> [EXERCISE] Print exactly the lines from the first one down to the line containing "plt.rcParams['font.family'] = ['Liberation", both ends included, with no pictures and nothing else.

- - -

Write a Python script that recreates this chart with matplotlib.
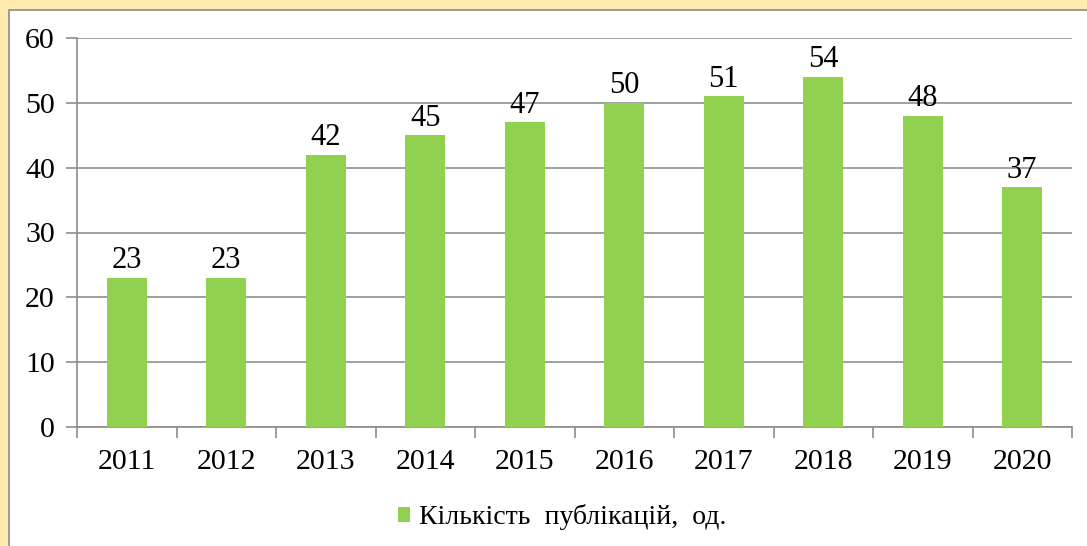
import numpy as np
import matplotlib.pyplot as plt
from matplotlib.patches import Rectangle

# дані
years = ['2011', '2012', '2013', '2014', '2015', '2016', '2017', '2018', '2019', '2020']
counts = [23, 23, 42, 45, 47, 50, 51, 54, 48, 37]
legend_label = 'Кількість  публікацій,  од.'

plt.rcParams['font.family'] = ['Liberation Serif', 'DejaVu Serif']

fig = plt.figure(figsize=(10.87, 5.46), dpi=100, facecolor='#FFEBAF')
# біла панель з сірою рамкою
fig.patches.append(Rectangle((9 / 1087, -0.01), 1.02, 1 - 10 / 546 + 0.01,
                             transform=fig.transFigure, facecolor='white',
                             edgecolor='#8C8C8C', linewidth=1.2, zorder=-1))

ax = fig.add_axes([77 / 1087, 1 - 427 / 546, (1072 - 77) / 1087, (427 - 38) / 546])
ax.set_facecolor('none')

x = np.arange(len(years))
bars = ax.bar(x, counts, width=0.4, color='#92D050', zorder=3, label=legend_label)

for xi, v in zip(x, counts):
    ax.text(xi, v + 0.4, str(v), ha='center', va='bottom', fontsize=22, zorder=4)

ax.set_xlim(-0.5, len(years) - 0.5)
ax.set_ylim(0, 60)
ax.set_yticks(range(0, 61, 10))
ax.yaxis.grid(True, color='#A0A0A0', linewidth=1.4, zorder=0)
ax.set_axisbelow(True)

ax.set_xticks(x)
ax.set_xticklabels(years)
ax.set_xticks(np.arange(-0.5, len(years)), minor=True)
ax.tick_params(axis='x', which='major', length=0, pad=16, labelsize=21.5)
ax.tick_params(axis='x', which='minor', length=8, color='#8C8C8C', width=1.2)
ax.tick_params(axis='y', length=8, color='#8C8C8C', width=1.2, pad=8, labelsize=21.5)

for s in ['top', 'right']:
    ax.spines[s].set_visible(False)
for s in ['left', 'bottom']:
    ax.spines[s].set_color('#8C8C8C')
    ax.spines[s].set_linewidth(1.2)

fig.legend(loc='center', bbox_to_anchor=(562 / 1087, 1 - 517 / 546), frameon=False,
           fontsize=20, handlelength=0.45, handleheight=0.45, handletextpad=0.3)

fig.savefig('out.png', dpi=100, facecolor=fig.get_facecolor())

- - -

> [FULL ANSWER]
Write a Python script that recreates this chart with matplotlib.
import numpy as np
import matplotlib.pyplot as plt
from matplotlib.patches import Rectangle

# дані
years = ['2011', '2012', '2013', '2014', '2015', '2016', '2017', '2018', '2019', '2020']
counts = [23, 23, 42, 45, 47, 50, 51, 54, 48, 37]
legend_label = 'Кількість  публікацій,  од.'

plt.rcParams['font.family'] = ['Liberation Serif', 'DejaVu Serif']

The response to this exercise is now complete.